Begin Information given

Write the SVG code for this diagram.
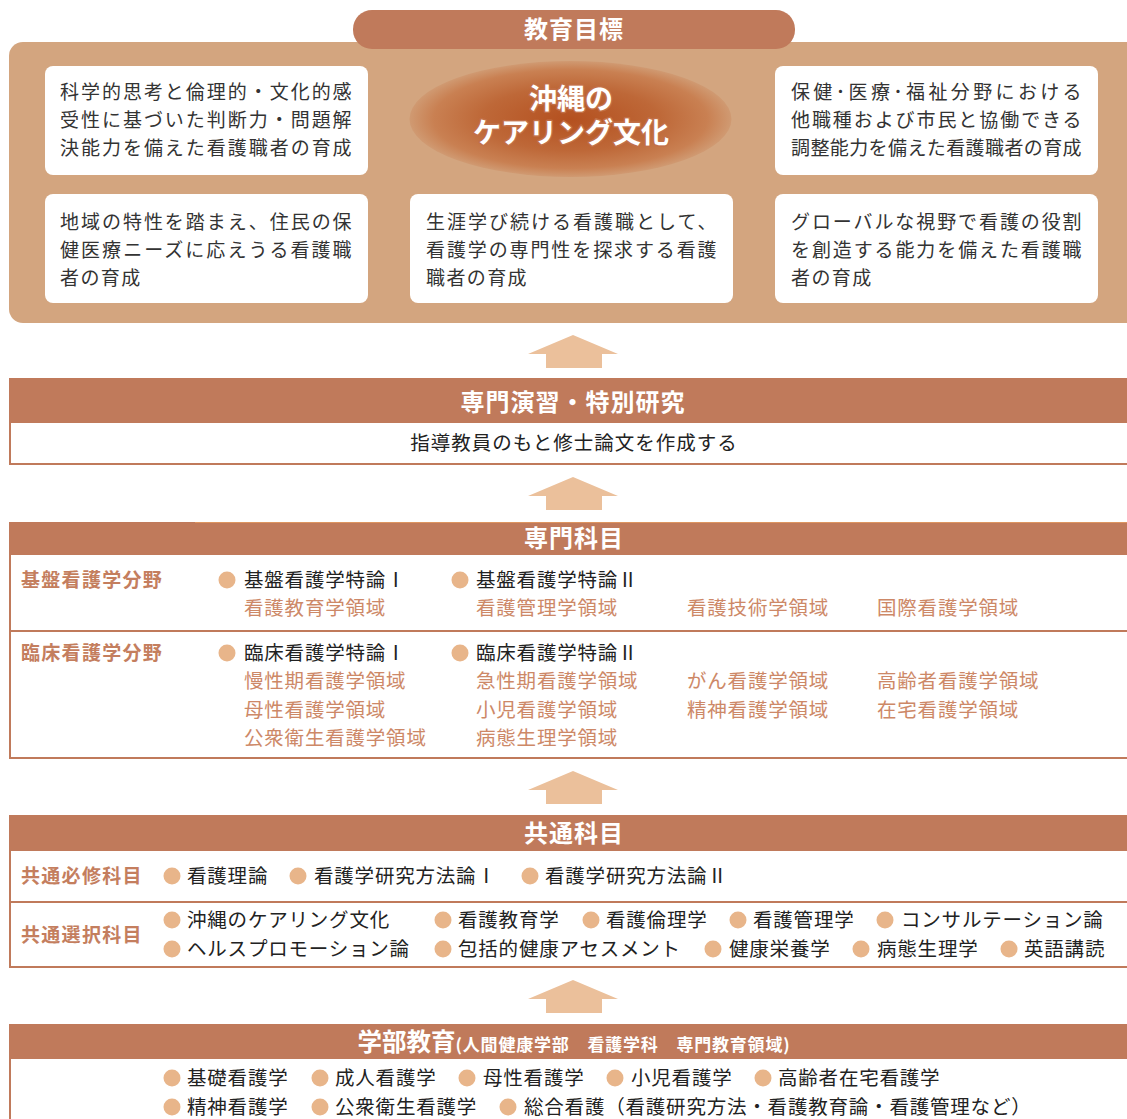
<svg xmlns="http://www.w3.org/2000/svg" width="1127" height="1119" viewBox="0 0 1127 1119">
<defs>
<radialGradient id="eg" cx="0.5" cy="0.5" r="0.5">
<stop offset="0" stop-color="#B4501F"/>
<stop offset="0.55" stop-color="#BE6838"/>
<stop offset="0.85" stop-color="#C98052"/>
<stop offset="1" stop-color="#D09A72"/>
</radialGradient>
<path id="arw" d="M0 0 L45 19 L29 19 L29 33 L-27 33 L-27 19 L-45 19 Z"/>
</defs>
<style>
text{font-family:"Noto Sans CJK JP","Noto Sans",sans-serif;}
.hd{fill:#C07A5B;}
.tan{fill:#D3A57F;}
.wb{fill:#FFFFFF;}
.bt{font-size:19px;fill:#333333;letter-spacing:1.4px;}
.ht{font-size:24px;fill:#FFFFFF;font-weight:bold;text-anchor:middle;letter-spacing:1px;}
.tx{font-size:19.5px;fill:#222222;letter-spacing:0.8px;}
.dm{font-size:19.5px;fill:#CD8867;letter-spacing:0.8px;}
.lb{font-size:19px;fill:#C47E5E;font-weight:bold;letter-spacing:1.3px;}
.bl{fill:#E8B58A;}
.ln{stroke:#C07A5B;stroke-width:2;fill:none;}
.ar{fill:#EBC09B;}
.ct{font-size:28px;font-weight:bold;fill:#FFFFFF;stroke:#C27048;stroke-width:3;paint-order:stroke;stroke-linejoin:round;text-anchor:middle;}
</style>

<g id="goals">
<rect class="tan" x="9" y="42" width="1140" height="281" rx="14"/>
<rect class="hd" x="353" y="10" width="442" height="39" rx="19"/>
<text class="ht" x="574" y="38">教育目標</text>
<g id="goal1">
<rect class="wb" x="45" y="66" width="323" height="109" rx="8"/>
<text class="bt" x="60" y="99" textLength="293" lengthAdjust="spacing">科学的思考と倫理的・文化的感</text>
<text class="bt" x="60" y="127" textLength="293" lengthAdjust="spacing">受性に基づいた判断力・問題解</text>
<text class="bt" x="60" y="155" textLength="293" lengthAdjust="spacing">決能力を備えた看護職者の育成</text>
</g>
<g id="goal2">
<rect class="wb" x="775" y="66" width="323" height="109" rx="8"/>
<text class="bt" x="791" y="99" textLength="292" lengthAdjust="spacing">保健･医療･福祉分野における</text>
<text class="bt" x="791" y="127" textLength="292" lengthAdjust="spacing">他職種および市民と協働できる</text>
<text class="bt" x="791" y="155" textLength="292" lengthAdjust="spacing">調整能力を備えた看護職者の育成</text>
</g>
<g id="goal3">
<rect class="wb" x="45" y="194" width="323" height="109" rx="8"/>
<text class="bt" x="60" y="229" textLength="293" lengthAdjust="spacing">地域の特性を踏まえ、住民の保</text>
<text class="bt" x="60" y="257" textLength="293" lengthAdjust="spacing">健医療ニーズに応えうる看護職</text>
<text class="bt" x="60" y="285">者の育成</text>
</g>
<g id="goal4">
<rect class="wb" x="410" y="194" width="323" height="109" rx="8"/>
<text class="bt" x="426" y="229" textLength="292" lengthAdjust="spacing">生涯学び続ける看護職として、</text>
<text class="bt" x="426" y="257" textLength="292" lengthAdjust="spacing">看護学の専門性を探求する看護</text>
<text class="bt" x="426" y="285">職者の育成</text>
</g>
<g id="goal5">
<rect class="wb" x="775" y="194" width="323" height="109" rx="8"/>
<text class="bt" x="791" y="229" textLength="292" lengthAdjust="spacing">グローバルな視野で看護の役割</text>
<text class="bt" x="791" y="257" textLength="292" lengthAdjust="spacing">を創造する能力を備えた看護職</text>
<text class="bt" x="791" y="285">者の育成</text>
</g>
<g id="core">
<ellipse cx="570.5" cy="119" rx="161" ry="58" fill="url(#eg)"/>
<text class="ct"><tspan x="571" y="109">沖縄の</tspan><tspan x="571" y="143">ケアリング文化</tspan></text>
</g>
</g>

<g id="connectors">
<use href="#arw" class="ar" x="573" y="335"/>
<use href="#arw" class="ar" x="573" y="477"/>
<use href="#arw" class="ar" x="573" y="771"/>
<use href="#arw" class="ar" x="573" y="980"/>
</g>

<g id="research">
<rect class="hd" x="9" y="378" width="1130" height="45"/>
<text class="ht" x="573" y="411">専門演習・特別研究</text>
<path class="ln" d="M10 423 V464 H1127"/>
<text x="574" y="450" text-anchor="middle" style="font-size:19.5px;fill:#222222;letter-spacing:1px">指導教員のもと修士論文を作成する</text>
</g>

<g id="specialty">
<rect class="hd" x="9" y="522" width="1130" height="33"/>
<line x1="195" y1="522.5" x2="1127" y2="522.5" stroke="#DE9560" stroke-width="1"/>
<text class="ht" x="574" y="547">専門科目</text>
<path class="ln" d="M10 555 V758 H1127 M10 631 H1127"/>
<text class="lb" x="21" y="587">基盤看護学分野</text>
<circle class="bl" cx="227" cy="580" r="8.5"/>
<text class="tx" x="244" y="587">基盤看護学特論Ⅰ</text>
<circle class="bl" cx="460" cy="580" r="8.5"/>
<text class="tx" x="476" y="587">基盤看護学特論Ⅱ</text>
<text class="dm" x="244" y="615">看護教育学領域</text>
<text class="dm" x="476" y="615">看護管理学領域</text>
<text class="dm" x="687" y="615">看護技術学領域</text>
<text class="dm" x="877" y="615">国際看護学領域</text>
<text class="lb" x="21" y="660">臨床看護学分野</text>
<circle class="bl" cx="227" cy="653" r="8.5"/>
<text class="tx" x="244" y="660">臨床看護学特論Ⅰ</text>
<circle class="bl" cx="460" cy="653" r="8.5"/>
<text class="tx" x="476" y="660">臨床看護学特論Ⅱ</text>
<text class="dm" x="244" y="688">慢性期看護学領域</text>
<text class="dm" x="476" y="688">急性期看護学領域</text>
<text class="dm" x="687" y="688">がん看護学領域</text>
<text class="dm" x="877" y="688">高齢者看護学領域</text>
<text class="dm" x="244" y="717">母性看護学領域</text>
<text class="dm" x="476" y="717">小児看護学領域</text>
<text class="dm" x="687" y="717">精神看護学領域</text>
<text class="dm" x="877" y="717">在宅看護学領域</text>
<text class="dm" x="244" y="745">公衆衛生看護学領域</text>
<text class="dm" x="476" y="745">病態生理学領域</text>
</g>

<g id="common">
<rect class="hd" x="9" y="815" width="1130" height="36"/>
<text class="ht" x="574" y="842">共通科目</text>
<path class="ln" d="M10 851 V967 H1127 M10 902 H1127"/>
<text class="lb" x="21" y="883">共通必修科目</text>
<circle class="bl" cx="172" cy="876" r="8.5"/>
<text class="tx" x="187" y="883">看護理論</text>
<circle class="bl" cx="298" cy="876" r="8.5"/>
<text class="tx" x="314" y="883">看護学研究方法論Ⅰ</text>
<circle class="bl" cx="530" cy="876" r="8.5"/>
<text class="tx" x="545" y="883">看護学研究方法論Ⅱ</text>
<text class="lb" x="21" y="942">共通選択科目</text>
<circle class="bl" cx="172" cy="920" r="8.5"/>
<text class="tx" x="187" y="927">沖縄のケアリング文化</text>
<circle class="bl" cx="443" cy="920" r="8.5"/>
<text class="tx" x="458" y="927">看護教育学</text>
<circle class="bl" cx="591" cy="920" r="8.5"/>
<text class="tx" x="606" y="927">看護倫理学</text>
<circle class="bl" cx="738" cy="920" r="8.5"/>
<text class="tx" x="753" y="927">看護管理学</text>
<circle class="bl" cx="885" cy="920" r="8.5"/>
<text class="tx" x="901" y="927">コンサルテーション論</text>
<circle class="bl" cx="172" cy="949" r="8.5"/>
<text class="tx" x="187" y="956">ヘルスプロモーション論</text>
<circle class="bl" cx="443" cy="949" r="8.5"/>
<text class="tx" x="458" y="956">包括的健康アセスメント</text>
<circle class="bl" cx="713" cy="949" r="8.5"/>
<text class="tx" x="729" y="956">健康栄養学</text>
<circle class="bl" cx="861" cy="949" r="8.5"/>
<text class="tx" x="877" y="956">病態生理学</text>
<circle class="bl" cx="1009" cy="949" r="8.5"/>
<text class="tx" x="1024" y="956">英語講読</text>
</g>

<g id="undergrad">
<rect class="hd" x="9" y="1024" width="1130" height="35"/>
<text x="574" y="1051" text-anchor="middle" style="fill:#FFFFFF;font-weight:bold"><tspan style="font-size:24.5px">学部教育</tspan><tspan style="font-size:17px;letter-spacing:0.8px">(人間健康学部　看護学科　専門教育領域)</tspan></text>
<path class="ln" d="M10 1059 V1119"/>
<circle class="bl" cx="172" cy="1078" r="8.5"/>
<text class="tx" x="187" y="1085">基礎看護学</text>
<circle class="bl" cx="320" cy="1078" r="8.5"/>
<text class="tx" x="335" y="1085">成人看護学</text>
<circle class="bl" cx="467" cy="1078" r="8.5"/>
<text class="tx" x="483" y="1085">母性看護学</text>
<circle class="bl" cx="615" cy="1078" r="8.5"/>
<text class="tx" x="631" y="1085">小児看護学</text>
<circle class="bl" cx="763" cy="1078" r="8.5"/>
<text class="tx" x="778" y="1085">高齢者在宅看護学</text>
<circle class="bl" cx="172" cy="1107" r="8.5"/>
<text class="tx" x="187" y="1114">精神看護学</text>
<circle class="bl" cx="320" cy="1107" r="8.5"/>
<text class="tx" x="335" y="1114">公衆衛生看護学</text>
<circle class="bl" cx="508" cy="1107" r="8.5"/>
<text class="tx" x="524" y="1114">総合看護（看護研究方法・看護教育論・看護管理など）</text>
</g>
</svg>
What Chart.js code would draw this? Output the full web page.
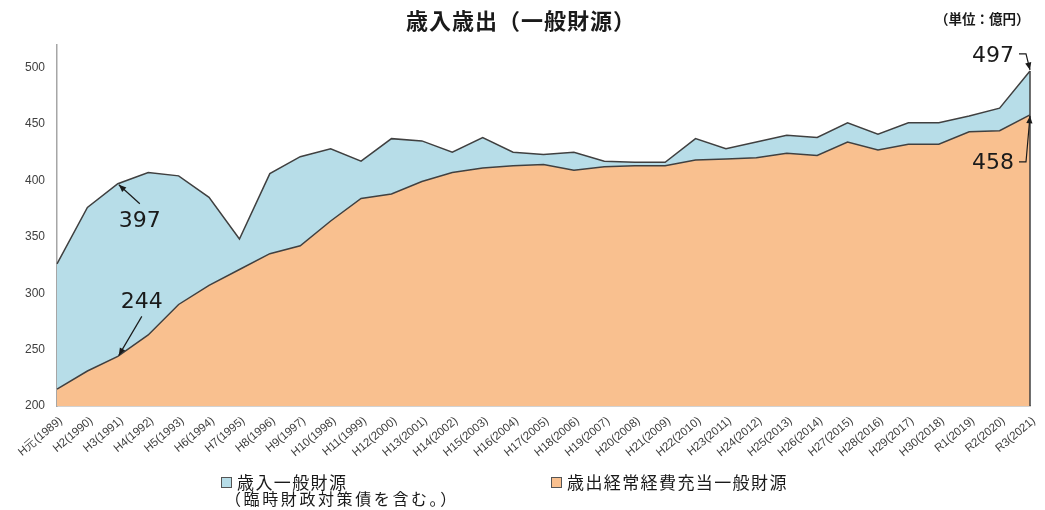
<!DOCTYPE html>
<html>
<head>
<meta charset="utf-8">
<script src="https://cdn.jsdelivr.net/npm/chart.js@4.4.1/dist/chart.umd.min.js"></script>
<style>
  body { margin: 0; background: #fff; }
  #wrap { position: relative; width: 1045px; height: 510px; font-family: "Noto Sans CJK JP", sans-serif; color: #1a1a1a; }
  #title { position: absolute; top: 3px; left: 0; width: 1042px; text-align: center; font-size: 22px; font-weight: bold; letter-spacing: 1px; }
  #unit { position: absolute; top: 8px; left: 935px; font-size: 13.5px; font-weight: bold; }
  .leg { position: absolute; font-size: 17px; line-height: 16px; letter-spacing: 1.4px; white-space: nowrap; }
  .sub { font-size: 16px; letter-spacing: 2.6px; margin-left: 4px; }
  .box { display: inline-block; width: 9px; height: 9px; border: 1px solid #555; margin-right: 5px; vertical-align: 1px; }
</style>
</head>
<body>
<div id="wrap">
  <canvas id="chart" width="1045" height="510"></canvas>
  <div id="title">歳入歳出（一般財源）</div>
  <div id="unit">（単位：億円）</div>
  <div class="leg" style="left:221px; top:474px;"><span class="box" style="background:#B7DDE8"></span>歳入一般財源<br><span class="sub">（臨時財政対策債を含む。）</span></div>
  <div class="leg" style="left:551px; top:474px;"><span class="box" style="background:#F9C08F"></span>歳出経常経費充当一般財源</div>
</div>
<script>
// Data (億円)
const labels = ['H元(1989)', 'H2(1990)', 'H3(1991)', 'H4(1992)', 'H5(1993)', 'H6(1994)', 'H7(1995)', 'H8(1996)',
    'H9(1997)', 'H10(1998)', 'H11(1999)', 'H12(2000)', 'H13(2001)', 'H14(2002)', 'H15(2003)', 'H16(2004)',
    'H17(2005)', 'H18(2006)', 'H19(2007)', 'H20(2008)', 'H21(2009)', 'H22(2010)', 'H23(2011)', 'H24(2012)',
    'H25(2013)', 'H26(2014)', 'H27(2015)', 'H28(2016)', 'H29(2017)', 'H30(2018)', 'R1(2019)', 'R2(2020)', 'R3(2021)'];
const revenue = [326, 376, 397, 407, 404, 385, 348, 406, 421, 428, 417, 437, 435, 425, 438, 425,
    423, 425, 417, 416, 416, 437, 428, 434, 440, 438, 451, 441, 451, 451, 457, 464, 497];
const expenditure = [215, 231, 244, 263, 290, 307, 321, 335, 342, 364, 384, 388, 399, 407, 411, 413,
    414, 409, 412, 413, 413, 418, 419, 420, 424, 422, 434, 427, 432, 432, 443, 444, 458];
const yTicks = [200, 250, 300, 350, 400, 450, 500];

const lineColor = '#404040';

function arrow(ctx, pts) {
    ctx.beginPath();
    ctx.moveTo(pts[0][0], pts[0][1]);
    for (let i = 1; i < pts.length; i++) ctx.lineTo(pts[i][0], pts[i][1]);
    ctx.stroke();
    const a = pts[pts.length - 2], b = pts[pts.length - 1];
    const ang = Math.atan2(b[1] - a[1], b[0] - a[0]);
    ctx.beginPath();
    ctx.moveTo(b[0], b[1]);
    ctx.lineTo(b[0] - 8 * Math.cos(ang - 0.4), b[1] - 8 * Math.sin(ang - 0.4));
    ctx.lineTo(b[0] - 8 * Math.cos(ang + 0.4), b[1] - 8 * Math.sin(ang + 0.4));
    ctx.closePath();
    ctx.fill();
}

// Callouts and right edge of the areas
const calloutPlugin = {
    id: 'callouts',
    afterDatasetsDraw(chart) {
        const ctx = chart.ctx;
        const area = chart.chartArea;
        const exp = chart.getDatasetMeta(0).data;
        const rev = chart.getDatasetMeta(1).data;
        const last = labels.length - 1;
        ctx.save();
        ctx.strokeStyle = lineColor;
        ctx.lineWidth = 1.5;
        ctx.beginPath();
        ctx.moveTo(rev[last].x, rev[last].y);
        ctx.lineTo(rev[last].x, area.bottom);
        ctx.stroke();

        ctx.fillStyle = '#1a1a1a';
        ctx.strokeStyle = '#1a1a1a';
        ctx.lineWidth = 1.2;
        ctx.font = '22px "DejaVu Sans"';
        ctx.textBaseline = 'middle';

        let p = rev[2];
        ctx.textAlign = 'center';
        ctx.fillText(String(revenue[2]), p.x + 22, p.y + 38);
        arrow(ctx, [[p.x + 22, p.y + 20], [p.x + 1, p.y + 1]]);

        p = exp[2];
        ctx.fillText(String(expenditure[2]), p.x + 24, p.y - 54);
        arrow(ctx, [[p.x + 24, p.y - 40], [p.x + 1, p.y - 1]]);

        p = rev[last];
        ctx.textAlign = 'right';
        ctx.fillText(String(revenue[last]), p.x - 16, p.y - 15);
        arrow(ctx, [[p.x - 11, p.y - 17], [p.x - 4, p.y - 17], [p.x, p.y - 1]]);

        p = exp[last];
        ctx.fillText(String(expenditure[last]), p.x - 16, p.y + 48);
        arrow(ctx, [[p.x - 11, p.y + 47], [p.x - 4, p.y + 47], [p.x, p.y + 1]]);
        ctx.restore();
    }
};

const ctx = document.getElementById('chart').getContext('2d');
const chart = new Chart(ctx, {
    type: 'line',
    data: {
        labels: labels,
        datasets: [{
            label: '歳出経常経費充当一般財源',
            data: expenditure,
            backgroundColor: '#F9C08F',
            borderColor: lineColor,
            borderWidth: 1.5,
            fill: 'start',
            pointRadius: 0,
            tension: 0
        }, {
            label: '歳入一般財源（臨時財政対策債を含む。）',
            data: revenue,
            backgroundColor: '#B7DDE8',
            borderColor: lineColor,
            borderWidth: 1.5,
            fill: 'start',
            pointRadius: 0,
            tension: 0
        }]
    },
    options: {
        responsive: false,
        animation: false,
        layout: { padding: { left: 0, right: 15, top: 45, bottom: 44 } },
        plugins: {
            legend: { display: false },
            tooltip: { enabled: false }
        },
        scales: {
            x: {
                offset: false,
                grid: { display: false, drawTicks: false },
                border: { color: '#a6a6a6', width: 1.5 },
                ticks: {
                    autoSkip: false,
                    minRotation: 40,
                    maxRotation: 40,
                    padding: 8,
                    labelOffset: 4,
                    color: '#404040',
                    font: { family: 'Liberation Sans', size: 11.5 }
                },
                afterFit(scale) {
                    scale.height = 60;
                    scale.paddingLeft = 0;
                    scale.paddingRight = 0;
                }
            },
            y: {
                min: 200,
                max: 520,
                grid: { display: false, drawTicks: false },
                border: { color: '#a6a6a6', width: 1.5 },
                afterBuildTicks(scale) { scale.ticks = yTicks.map(v => ({ value: v })); },
                ticks: {
                    padding: 12,
                    color: '#404040',
                    font: { family: 'Liberation Sans', size: 12 }
                },
                afterFit(scale) { scale.width = 57; }
            }
        }
    },
    plugins: [calloutPlugin]
});
</script>
</body>
</html>
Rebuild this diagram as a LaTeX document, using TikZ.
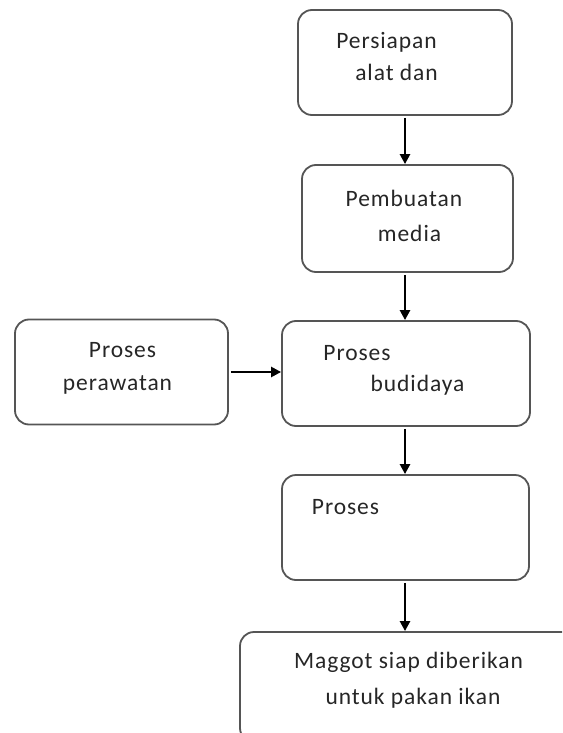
\documentclass[tikz,border=0pt]{standalone}
\usepackage{fontspec}
\setmainfont{Carlito}[LetterSpace=4.0]
\usetikzlibrary{arrows.meta}
\definecolor{boxline}{HTML}{555555}
\begin{document}
\begin{tikzpicture}[x=1pt,y=-1pt,
  box/.style={draw=boxline,line width=1.8pt,rounded corners=14pt,inner sep=0pt},
  arr/.style={-{Triangle[length=10pt,width=10pt]},line width=2.4pt},
  txt/.style={font=\fontsize{23.5}{27}\selectfont,text=black!85}]
\useasboundingbox (0,0) rectangle (562,733);
\clip (0,0) rectangle (562,733);
% boxes
\node[box,minimum width=214pt,minimum height=105pt] (alat) at (405,62.5) {};
\node[box,minimum width=211pt,minimum height=107pt] (media) at (407.5,218.5) {};
\node[box,minimum width=248pt,minimum height=105pt] (budidaya) at (406,373.5) {};
\node[box,minimum width=213pt,minimum height=105pt] (rawat) at (121.5,372) {};
\node[box,minimum width=247pt,minimum height=105pt] (proses) at (405.5,527.5) {};
\node[box,minimum width=340pt,minimum height=110pt] (maggot) at (410,687) {};
% texts
\node[txt] (t1a) at (386.5,42) {Persiapan};
\node[txt] (t1b) at (396.5,72) {alat dan};
\node[txt] (t2a) at (404,198) {Pembuatan};
\node[txt] (t2b) at (409.5,233) {media};
\node[txt] (t3a) at (357,353) {Proses};
\node[txt] (t3b) at (417.5,385) {budidaya};
\node[txt] (t4a) at (122.5,350) {Proses};
\node[txt] (t4b) at (117.5,385) {perawatan};
\node[txt] (t5a) at (345.5,507) {Proses};
\node[txt] (t6a) at (408.5,662) {Maggot siap diberikan};
\node[txt] (t6b) at (413,698) {untuk pakan ikan};
% arrows
\draw[arr] ([yshift=-2pt]alat.south) -- (alat.south |- media.north);
\draw[arr] ([yshift=-2pt]media.south -| alat.south) -- (alat.south |- budidaya.north);
\draw[arr] ([yshift=-2pt]budidaya.south -| alat.south) -- (alat.south |- proses.north);
\draw[arr] ([yshift=-2pt]proses.south -| alat.south) -- (alat.south |- maggot.north);
\draw[arr] ([xshift=2pt]rawat.east) -- (rawat.east -| budidaya.west);
\end{tikzpicture}
\end{document}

End Information given

_Task to complete:_ The word "diagram" may turn up on some lines of these records; say how many, with no other words.

_Answer to the task:_ 2